Starting at the top of the listing, extract every line up to and including the one with "XLAB = 15.5". Pictures stay out of the copy.

━━━ DATASET SECTION ━━━

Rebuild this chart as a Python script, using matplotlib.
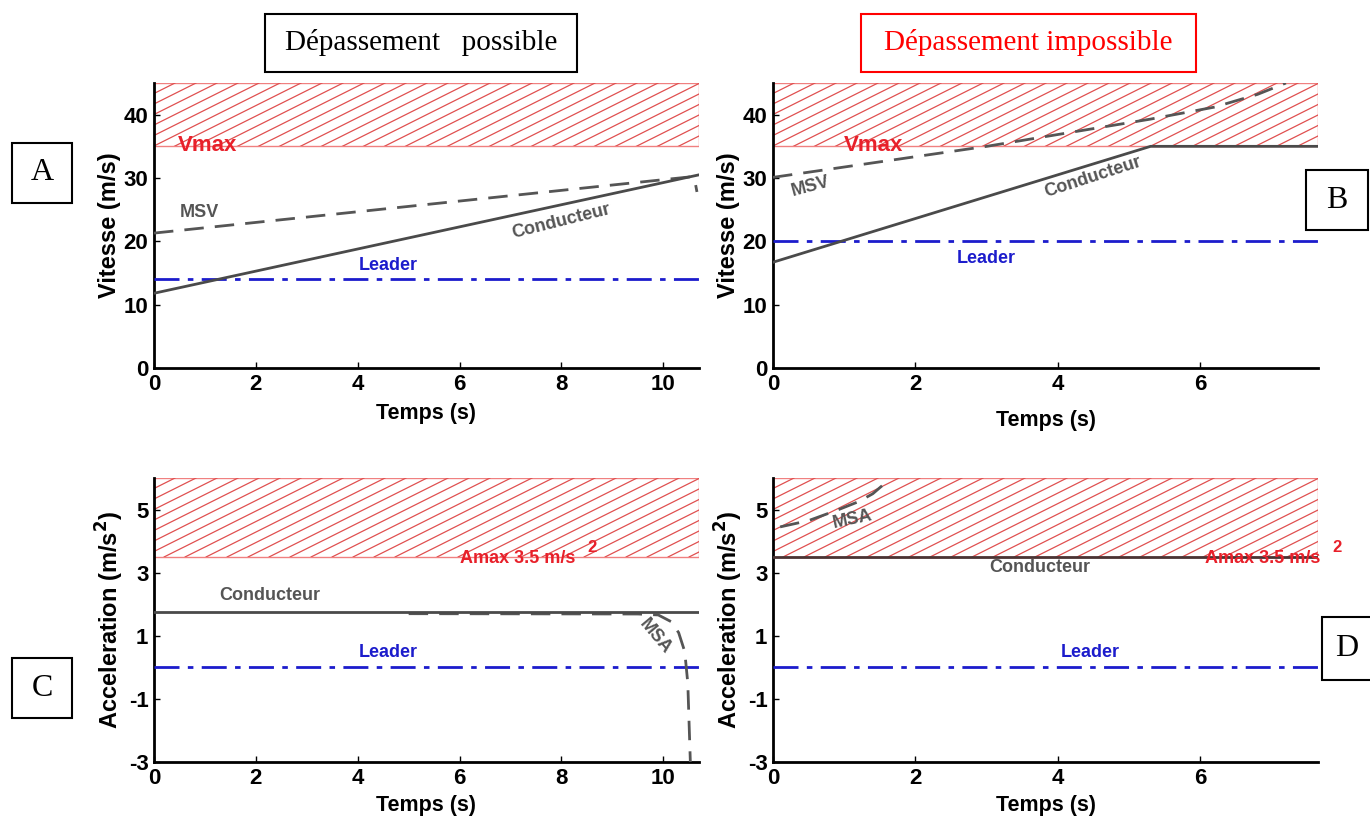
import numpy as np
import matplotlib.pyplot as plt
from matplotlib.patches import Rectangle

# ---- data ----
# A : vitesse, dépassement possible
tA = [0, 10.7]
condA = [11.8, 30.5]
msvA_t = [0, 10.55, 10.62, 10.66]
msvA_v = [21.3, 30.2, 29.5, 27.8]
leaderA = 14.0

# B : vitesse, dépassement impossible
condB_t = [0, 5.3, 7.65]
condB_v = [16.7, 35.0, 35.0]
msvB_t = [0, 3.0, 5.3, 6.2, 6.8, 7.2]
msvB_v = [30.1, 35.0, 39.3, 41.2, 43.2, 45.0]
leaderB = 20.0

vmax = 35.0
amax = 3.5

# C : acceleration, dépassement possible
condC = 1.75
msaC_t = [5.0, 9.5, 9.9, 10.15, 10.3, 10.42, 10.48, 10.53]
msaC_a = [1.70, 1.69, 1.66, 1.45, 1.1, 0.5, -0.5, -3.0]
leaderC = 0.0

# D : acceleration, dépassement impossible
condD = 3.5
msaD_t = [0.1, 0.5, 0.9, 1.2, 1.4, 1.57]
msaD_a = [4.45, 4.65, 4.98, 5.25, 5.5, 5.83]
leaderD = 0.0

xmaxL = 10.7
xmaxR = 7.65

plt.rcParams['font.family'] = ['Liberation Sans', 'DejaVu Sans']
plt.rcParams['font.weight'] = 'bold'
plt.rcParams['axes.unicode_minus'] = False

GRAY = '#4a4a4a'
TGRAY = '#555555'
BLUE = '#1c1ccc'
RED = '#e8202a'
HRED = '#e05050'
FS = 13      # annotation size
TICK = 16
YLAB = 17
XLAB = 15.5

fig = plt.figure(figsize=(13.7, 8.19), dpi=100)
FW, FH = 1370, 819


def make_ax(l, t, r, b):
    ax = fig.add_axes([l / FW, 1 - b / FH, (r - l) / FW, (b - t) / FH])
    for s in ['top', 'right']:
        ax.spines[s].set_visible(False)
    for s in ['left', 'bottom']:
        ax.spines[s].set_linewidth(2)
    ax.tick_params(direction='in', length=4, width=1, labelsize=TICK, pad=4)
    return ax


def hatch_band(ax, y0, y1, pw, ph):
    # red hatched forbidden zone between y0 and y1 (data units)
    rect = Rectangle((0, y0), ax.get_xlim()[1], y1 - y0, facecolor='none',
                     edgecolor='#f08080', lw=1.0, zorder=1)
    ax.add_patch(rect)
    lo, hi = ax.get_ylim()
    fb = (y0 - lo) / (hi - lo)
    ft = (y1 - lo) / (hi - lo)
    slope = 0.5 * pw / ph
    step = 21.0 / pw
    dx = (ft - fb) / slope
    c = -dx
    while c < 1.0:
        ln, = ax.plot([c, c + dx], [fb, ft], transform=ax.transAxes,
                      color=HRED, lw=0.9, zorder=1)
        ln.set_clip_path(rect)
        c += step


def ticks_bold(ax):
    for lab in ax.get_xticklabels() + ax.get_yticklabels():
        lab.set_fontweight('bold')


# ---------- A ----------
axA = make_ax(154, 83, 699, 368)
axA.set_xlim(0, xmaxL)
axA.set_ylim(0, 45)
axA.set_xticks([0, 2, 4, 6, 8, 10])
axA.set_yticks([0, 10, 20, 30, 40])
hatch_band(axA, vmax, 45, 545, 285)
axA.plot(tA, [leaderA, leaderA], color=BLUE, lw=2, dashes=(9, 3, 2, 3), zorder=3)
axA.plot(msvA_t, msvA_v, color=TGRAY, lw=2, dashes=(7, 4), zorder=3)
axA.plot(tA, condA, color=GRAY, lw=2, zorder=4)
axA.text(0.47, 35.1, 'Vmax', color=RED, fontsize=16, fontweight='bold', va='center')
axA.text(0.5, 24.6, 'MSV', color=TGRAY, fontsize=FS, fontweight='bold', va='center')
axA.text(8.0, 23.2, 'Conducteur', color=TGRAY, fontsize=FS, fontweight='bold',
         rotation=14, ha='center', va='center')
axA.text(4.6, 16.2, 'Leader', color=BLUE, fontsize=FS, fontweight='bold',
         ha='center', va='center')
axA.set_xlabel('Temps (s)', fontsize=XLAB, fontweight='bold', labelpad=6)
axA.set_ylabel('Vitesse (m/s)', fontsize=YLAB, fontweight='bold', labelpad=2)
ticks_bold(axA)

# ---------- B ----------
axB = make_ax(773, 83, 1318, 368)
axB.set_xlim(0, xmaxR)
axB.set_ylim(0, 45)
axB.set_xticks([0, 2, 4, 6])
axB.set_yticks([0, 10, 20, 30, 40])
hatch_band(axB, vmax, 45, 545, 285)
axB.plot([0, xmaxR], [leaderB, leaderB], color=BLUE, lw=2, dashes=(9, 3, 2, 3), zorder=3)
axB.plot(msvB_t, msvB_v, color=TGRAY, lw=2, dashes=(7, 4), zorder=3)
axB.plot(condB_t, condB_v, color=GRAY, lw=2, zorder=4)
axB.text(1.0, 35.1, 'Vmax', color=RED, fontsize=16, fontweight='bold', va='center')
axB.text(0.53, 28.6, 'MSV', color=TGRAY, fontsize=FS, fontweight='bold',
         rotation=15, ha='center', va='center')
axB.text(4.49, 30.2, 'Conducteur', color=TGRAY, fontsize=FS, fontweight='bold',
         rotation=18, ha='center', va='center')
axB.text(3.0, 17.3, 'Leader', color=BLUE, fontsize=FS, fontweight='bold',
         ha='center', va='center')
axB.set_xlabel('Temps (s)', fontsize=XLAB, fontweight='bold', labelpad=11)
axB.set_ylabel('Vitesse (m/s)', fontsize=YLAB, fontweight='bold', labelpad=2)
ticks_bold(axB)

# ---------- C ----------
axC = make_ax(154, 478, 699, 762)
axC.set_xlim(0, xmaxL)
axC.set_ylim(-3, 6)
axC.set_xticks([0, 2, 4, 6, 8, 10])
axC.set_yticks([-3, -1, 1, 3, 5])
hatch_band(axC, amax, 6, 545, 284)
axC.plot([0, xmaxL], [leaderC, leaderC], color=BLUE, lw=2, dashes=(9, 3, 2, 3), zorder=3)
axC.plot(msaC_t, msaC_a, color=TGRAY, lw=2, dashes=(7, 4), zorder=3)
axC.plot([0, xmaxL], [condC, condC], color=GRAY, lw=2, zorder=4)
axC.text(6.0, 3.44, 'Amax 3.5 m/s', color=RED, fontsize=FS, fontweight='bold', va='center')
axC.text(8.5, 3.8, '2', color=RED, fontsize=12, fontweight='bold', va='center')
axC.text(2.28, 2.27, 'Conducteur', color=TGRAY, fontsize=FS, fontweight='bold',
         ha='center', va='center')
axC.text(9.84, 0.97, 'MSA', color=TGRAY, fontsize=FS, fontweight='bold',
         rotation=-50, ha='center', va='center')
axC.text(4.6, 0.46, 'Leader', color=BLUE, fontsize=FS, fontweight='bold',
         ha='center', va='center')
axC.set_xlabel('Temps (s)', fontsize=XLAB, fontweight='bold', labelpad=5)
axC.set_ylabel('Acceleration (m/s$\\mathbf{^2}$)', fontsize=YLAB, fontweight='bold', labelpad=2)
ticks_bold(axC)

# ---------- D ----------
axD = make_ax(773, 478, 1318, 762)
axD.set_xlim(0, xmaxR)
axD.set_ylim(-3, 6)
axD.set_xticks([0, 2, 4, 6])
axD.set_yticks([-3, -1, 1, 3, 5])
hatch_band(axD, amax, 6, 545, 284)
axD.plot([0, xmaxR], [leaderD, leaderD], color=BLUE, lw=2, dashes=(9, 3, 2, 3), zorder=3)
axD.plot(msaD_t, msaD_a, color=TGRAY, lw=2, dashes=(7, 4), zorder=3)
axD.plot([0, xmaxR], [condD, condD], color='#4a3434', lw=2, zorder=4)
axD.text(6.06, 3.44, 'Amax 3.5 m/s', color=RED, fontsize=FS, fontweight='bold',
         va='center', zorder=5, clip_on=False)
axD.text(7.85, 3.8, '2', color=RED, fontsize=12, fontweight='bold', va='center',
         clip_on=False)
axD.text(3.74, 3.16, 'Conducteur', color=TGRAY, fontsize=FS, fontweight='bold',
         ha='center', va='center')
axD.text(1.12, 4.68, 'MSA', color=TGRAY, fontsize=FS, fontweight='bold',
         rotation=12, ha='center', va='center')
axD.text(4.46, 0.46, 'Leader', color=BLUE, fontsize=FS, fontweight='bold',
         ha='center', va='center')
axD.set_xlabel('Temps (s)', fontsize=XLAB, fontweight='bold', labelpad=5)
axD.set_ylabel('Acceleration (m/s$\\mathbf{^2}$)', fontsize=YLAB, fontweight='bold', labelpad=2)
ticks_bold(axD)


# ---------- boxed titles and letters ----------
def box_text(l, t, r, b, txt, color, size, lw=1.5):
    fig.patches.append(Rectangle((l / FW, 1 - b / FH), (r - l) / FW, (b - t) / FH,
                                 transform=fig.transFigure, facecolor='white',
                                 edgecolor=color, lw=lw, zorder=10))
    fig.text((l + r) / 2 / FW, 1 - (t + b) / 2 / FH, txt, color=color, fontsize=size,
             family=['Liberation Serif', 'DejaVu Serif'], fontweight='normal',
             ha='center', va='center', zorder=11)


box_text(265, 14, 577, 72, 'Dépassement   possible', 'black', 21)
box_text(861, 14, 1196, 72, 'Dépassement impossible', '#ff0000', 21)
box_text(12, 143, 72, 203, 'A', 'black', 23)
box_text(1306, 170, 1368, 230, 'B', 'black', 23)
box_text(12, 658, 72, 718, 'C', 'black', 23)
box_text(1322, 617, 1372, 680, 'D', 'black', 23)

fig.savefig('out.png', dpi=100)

━━━

* _EXERCISE OUTPUT_
Rebuild this chart as a Python script, using matplotlib.
import numpy as np
import matplotlib.pyplot as plt
from matplotlib.patches import Rectangle

# ---- data ----
# A : vitesse, dépassement possible
tA = [0, 10.7]
condA = [11.8, 30.5]
msvA_t = [0, 10.55, 10.62, 10.66]
msvA_v = [21.3, 30.2, 29.5, 27.8]
leaderA = 14.0

# B : vitesse, dépassement impossible
condB_t = [0, 5.3, 7.65]
condB_v = [16.7, 35.0, 35.0]
msvB_t = [0, 3.0, 5.3, 6.2, 6.8, 7.2]
msvB_v = [30.1, 35.0, 39.3, 41.2, 43.2, 45.0]
leaderB = 20.0

vmax = 35.0
amax = 3.5

# C : acceleration, dépassement possible
condC = 1.75
msaC_t = [5.0, 9.5, 9.9, 10.15, 10.3, 10.42, 10.48, 10.53]
msaC_a = [1.70, 1.69, 1.66, 1.45, 1.1, 0.5, -0.5, -3.0]
leaderC = 0.0

# D : acceleration, dépassement impossible
condD = 3.5
msaD_t = [0.1, 0.5, 0.9, 1.2, 1.4, 1.57]
msaD_a = [4.45, 4.65, 4.98, 5.25, 5.5, 5.83]
leaderD = 0.0

xmaxL = 10.7
xmaxR = 7.65

plt.rcParams['font.family'] = ['Liberation Sans', 'DejaVu Sans']
plt.rcParams['font.weight'] = 'bold'
plt.rcParams['axes.unicode_minus'] = False

GRAY = '#4a4a4a'
TGRAY = '#555555'
BLUE = '#1c1ccc'
RED = '#e8202a'
HRED = '#e05050'
FS = 13      # annotation size
TICK = 16
YLAB = 17
XLAB = 15.5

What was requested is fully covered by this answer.